Perhaps it’s time to go back a step and examine your whole relationship with money?
Belief 6 – You can only help someone under financial stress by giving them money and/or financial education
There’s no doubt the answer to financial stress – which at least superficially, presents as having trouble meeting financial obligations – has a few elements.
Some of those include effectively setting goals that promote change, learning more about how to manage money – because, as acknowledged by the Federal government, “financial ignorance can carry an invisible lifetime cost”.
ANZ’s national survey of adult financial literacy showed many Australians have strong levels of understanding, but there was still a large number of people who didn’t save on a regular basis (23%), and did not feel in control of their finances (22%).
“Those most likely to feel out of control were … household incomes of A$65,000 or less with children at home and people with a mortgage of A$300,000 or more and a household income of less than A$100,000,” the report found.
The wonderfully-named American scientist mentioned above, J Galen Buckwalter, who identified the disorder of “acute financial stress”, is among psychologists who recommend mindfulness as part of the solution. He also advises “exercise and relaxation”.
Marc Richardson, psychologist with Financial Mindfulness, says mindfulness can be very effective at changing old, hard-to-shift negative beliefs we have about money, such as “I’m no good with money”, “spending makes me feel better” and “money is stressful”.
“Through mindfulness we are able to raise awareness of our thought patterns,” Richardson says.
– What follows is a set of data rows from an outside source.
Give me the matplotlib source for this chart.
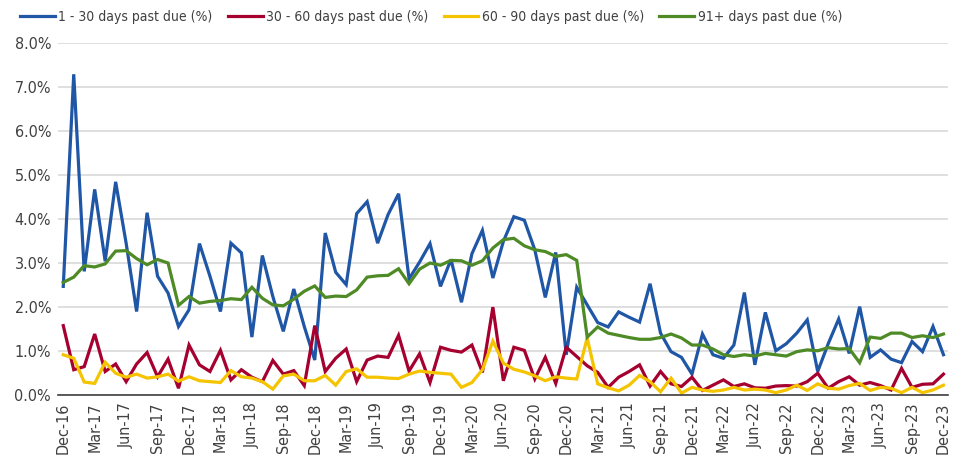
import matplotlib.pyplot as plt
import pandas as pd

# monthly delinquency rates, Dec-16 .. Dec-23 (values in %)
months = pd.date_range("2016-12-01", "2023-12-01", freq="MS")

dpd_1_30 = [2.47, 7.28, 2.81, 4.67, 3.04, 4.84, 3.45, 1.90, 4.14, 2.70, 2.32, 1.56,
            1.94, 3.44, 2.70, 1.90, 3.45, 3.23, 1.32, 3.17, 2.24, 1.45, 2.41, 1.56,
            0.80, 3.68, 2.79, 2.51, 4.12, 4.39, 3.45, 4.10, 4.57, 2.64, 3.02, 3.44,
            2.47, 3.08, 2.11, 3.21, 3.74, 2.66, 3.49, 4.05, 3.97, 3.30, 2.22, 3.24,
            0.92, 2.45, 2.05, 1.65, 1.55, 1.89, 1.77, 1.66, 2.53, 1.41, 0.99, 0.86,
            0.48, 1.39, 0.92, 0.84, 1.14, 2.33, 0.69, 1.88, 1.01, 1.17, 1.41, 1.71,
            0.54, 1.17, 1.73, 0.95, 2.01, 0.86, 1.03, 0.82, 0.74, 1.22, 0.99, 1.56,
            0.92]
dpd_30_60 = [1.58, 0.58, 0.65, 1.39, 0.54, 0.71, 0.31, 0.71, 0.97, 0.42, 0.82, 0.16,
             1.14, 0.69, 0.54, 1.02, 0.35, 0.58, 0.41, 0.31, 0.79, 0.48, 0.56, 0.22,
             1.58, 0.54, 0.84, 1.05, 0.31, 0.80, 0.89, 0.86, 1.36, 0.55, 0.94, 0.29,
             1.09, 1.02, 0.98, 1.14, 0.52, 2.00, 0.33, 1.09, 1.02, 0.37, 0.86, 0.27,
             1.09, 0.88, 0.67, 0.52, 0.18, 0.41, 0.54, 0.69, 0.21, 0.54, 0.26, 0.20,
             0.41, 0.11, 0.23, 0.35, 0.20, 0.26, 0.17, 0.16, 0.21, 0.22, 0.21, 0.31,
             0.50, 0.16, 0.31, 0.42, 0.23, 0.29, 0.22, 0.12, 0.61, 0.18, 0.25, 0.26,
             0.48]
dpd_60_90 = [0.92, 0.84, 0.30, 0.27, 0.75, 0.50, 0.41, 0.48, 0.39, 0.42, 0.48, 0.32,
             0.42, 0.33, 0.31, 0.29, 0.56, 0.42, 0.39, 0.31, 0.14, 0.44, 0.48, 0.33,
             0.33, 0.45, 0.23, 0.54, 0.60, 0.41, 0.41, 0.39, 0.38, 0.48, 0.55, 0.52,
             0.50, 0.48, 0.18, 0.29, 0.58, 1.23, 0.73, 0.59, 0.53, 0.44, 0.33, 0.42,
             0.39, 0.37, 1.30, 0.26, 0.17, 0.10, 0.23, 0.45, 0.31, 0.08, 0.39, 0.05,
             0.18, 0.12, 0.09, 0.12, 0.18, 0.12, 0.14, 0.12, 0.06, 0.12, 0.23, 0.11,
             0.26, 0.16, 0.14, 0.22, 0.27, 0.11, 0.18, 0.16, 0.06, 0.18, 0.06, 0.12,
             0.23]
dpd_91_plus = [2.56, 2.68, 2.94, 2.91, 2.98, 3.27, 3.28, 3.10, 2.96, 3.08, 3.00, 2.04,
               2.24, 2.09, 2.13, 2.15, 2.19, 2.17, 2.45, 2.20, 2.05, 2.03, 2.18, 2.36,
               2.48, 2.22, 2.25, 2.24, 2.39, 2.68, 2.71, 2.72, 2.87, 2.53, 2.86, 3.00,
               2.95, 3.06, 3.05, 2.95, 3.05, 3.34, 3.53, 3.56, 3.39, 3.30, 3.26, 3.15,
               3.19, 3.06, 1.32, 1.55, 1.41, 1.36, 1.31, 1.27, 1.27, 1.31, 1.39, 1.30,
               1.14, 1.14, 1.05, 0.92, 0.88, 0.92, 0.89, 0.95, 0.92, 0.89, 0.99, 1.03,
               1.01, 1.08, 1.05, 1.06, 0.74, 1.32, 1.29, 1.41, 1.41, 1.31, 1.35, 1.31,
               1.39]

series = [
    ("1 - 30 days past due (%)", dpd_1_30, "#1f56a5"),
    ("30 - 60 days past due (%)", dpd_30_60, "#a5002f"),
    ("60 - 90 days past due (%)", dpd_60_90, "#f5c400"),
    ("91+ days past due (%)", dpd_91_plus, "#4e8a25"),
]

plt.rcParams['font.family'] = ['DejaVu Sans']
plt.rcParams['font.stretch'] = 'condensed'
text_col = "#404040"

fig = plt.figure(figsize=(9.67, 4.57), dpi=100)
ax = fig.add_axes([0.060, 0.135, 0.920, 0.772])

x = range(len(months))
for name, vals, col in series:
    ax.plot(x, [v / 100 for v in vals], color=col, lw=2.3, label=name,
            solid_joinstyle='miter')

ax.set_ylim(0, 0.08)
ax.set_xlim(-0.5, 84.4)
ax.set_yticks([i / 100 for i in range(9)])
ax.yaxis.set_major_formatter(plt.FuncFormatter(lambda v, _: f"{v * 100:.1f}%"))
tick_idx = list(range(0, len(months), 3))
ax.set_xticks(tick_idx)
ax.set_xticklabels([months[i].strftime("%b-%y") for i in tick_idx], rotation=90)

ax.grid(axis='y', color="#d9d9d9", lw=1.2)
ax.set_axisbelow(True)
for s in ['top', 'right', 'left']:
    ax.spines[s].set_visible(False)
ax.spines['bottom'].set_color("#404040")
ax.spines['bottom'].set_linewidth(1.2)
ax.tick_params(length=0, labelsize=11.5, colors=text_col, pad=5)

fig.legend(loc='upper left', bbox_to_anchor=(0.008, 1.006), ncol=4, frameon=False,
           fontsize=10, handlelength=2.5, handletextpad=0.25, columnspacing=1.1,
           labelcolor=text_col)

fig.savefig("out.png", dpi=100)
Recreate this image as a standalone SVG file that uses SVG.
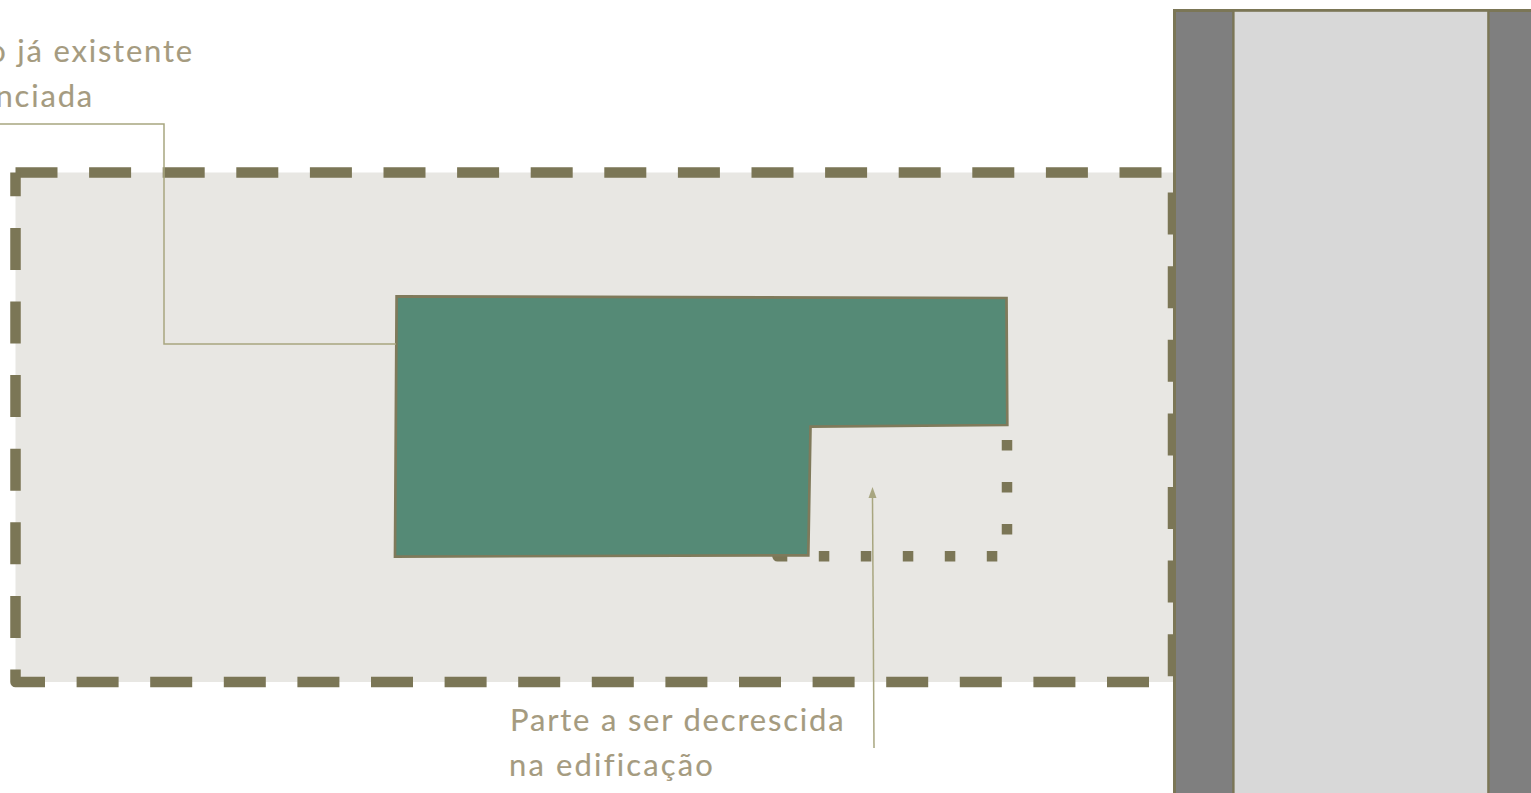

“It’s only through raising awareness of when our negative emotions arise that we can develop capacities to deal with thoughts and feelings. Mindfulness is a really useful strategy for breaking the cycle of negative thought patterns that then lead to negative feelings and enhance feelings of helplessness, hopelessness and then the negative behaviours that can follow. “In fact without mindfulness it would be very hard for us to catch the underlying attitude which then governs our thoughts, reactions and behaviour.”